In a series of boyish letters sent by the heir to the earldom to his father the ending of all is in this quaint phrase: “My duty to Mama.” The youth did his duty by his mother. She directed his tastes and studies, and when he was at college incited him to try for high honors, and urged, again and yet again, application to study; and through her persuasion he became a reading man. He entered Parliament when of age, in 1803. During the Fox and Grenville administration he held office as a lord of the treasury. When his mother was congratulated on his appointment, she said: “Jack was always skilful in figures, and his work is so much to his taste that I am sure he will do himself credit.” He did himself great credit. His career was consistently courageous, honorable, and beneficent. He had character! This is his mother’s best eulogy. She died in 1831, shortly after her son had become Chancellor of the Exchequer, in which office he earned his greatest repute as a statesman.
[Illustration: Elizabeth, duchess of Hamilton by read]
ELIZABETH GUNNING
The story of the Gunnings is as romantic as any ever wrought into imaginative narrative or incorporated in epic poem. The notorious damsels were daughters of John Gunning of Castle Coote, County Roscommon, Ireland, by the Hon. Bridget Bourke, daughter of Theobald, sixth Viscount Bourke of Mayo, whom he married in 1731. The family was wofully impecunious; so when the daughters, Maria and Elizabeth, grew into marvellously comely maidens, their mother urged their going on the stage to augment the faulty fortune. They went to Dublin, and there were kindly received by Peg Woffington, then in her glory as Sir Harry Wildair, and by Tom Sheridan, manager of Dublin Theatre. The stage had not then become the stepping-stone to the ranks of the nobility, so the girls were advised to adventure socially, with their faces for their fortunes. They had not the dresses to be presented in at Dublin Castle, but Sheridan supplied these from the resources of the green-room wardrobe. Attired as Lady Macbeth and as Juliet they made their curtsies to the Earl of Harrington, the then Lord-Lieutenant.

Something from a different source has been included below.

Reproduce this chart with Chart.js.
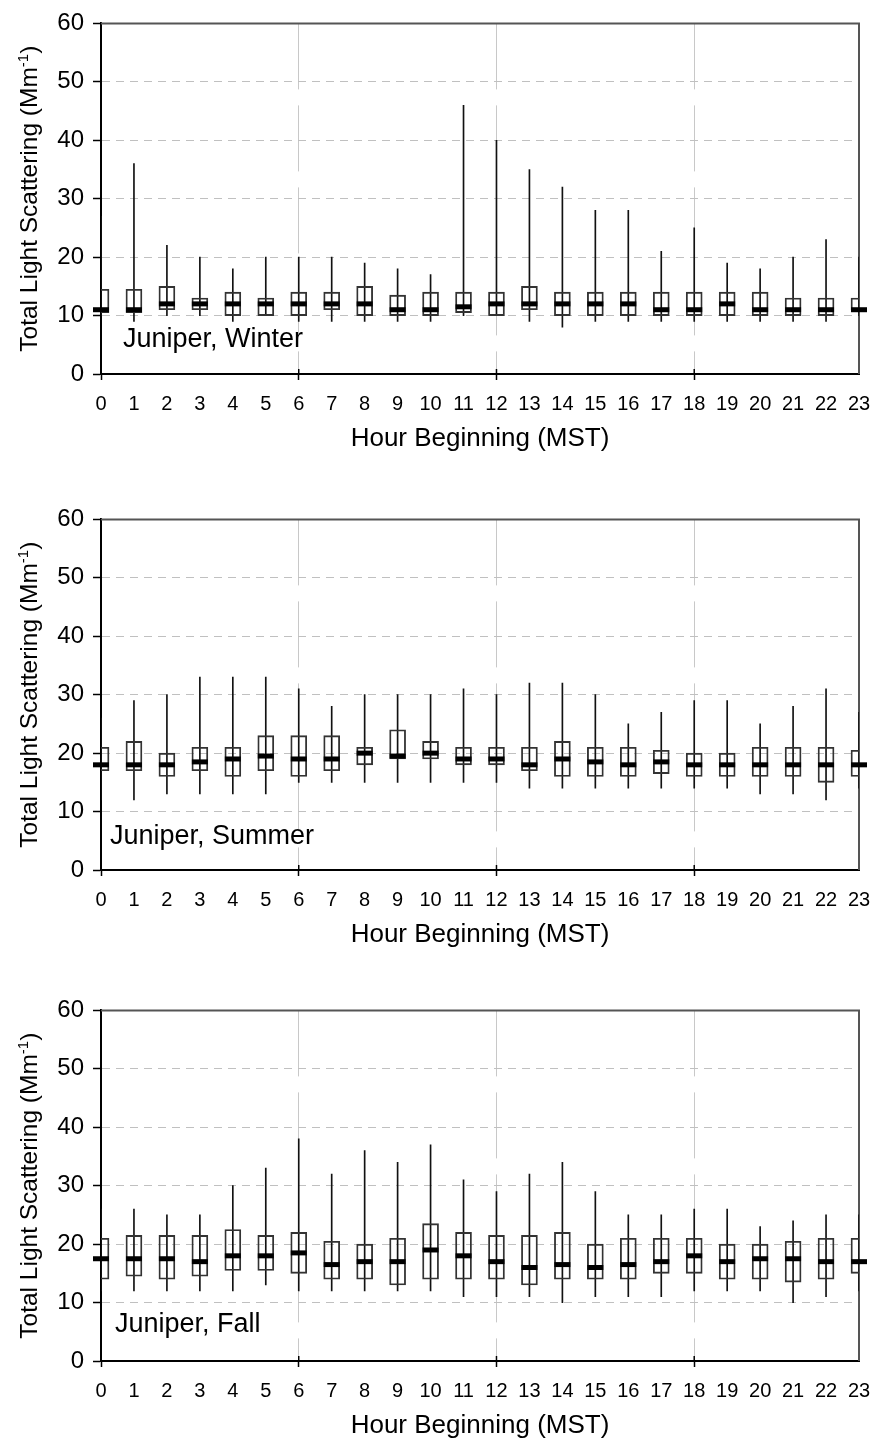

The hostess of the evening was the handsome Lady Caroline Petersham, bride of the Earl’s eldest son. Lady Caroline had been one of the “Beauty Fitzroys,” and had been a favorite belle in town before her marriage.
“When Fitzroy moves, resplendent,
fair.
So warm her bloom, sublime her air,
Her ebon tresses formed to grace
And heighten while they shade her
face.”
Walpole wrote of her in his poem on “The Beauties.” The raw Connaught girls outshone this dazzling hostess.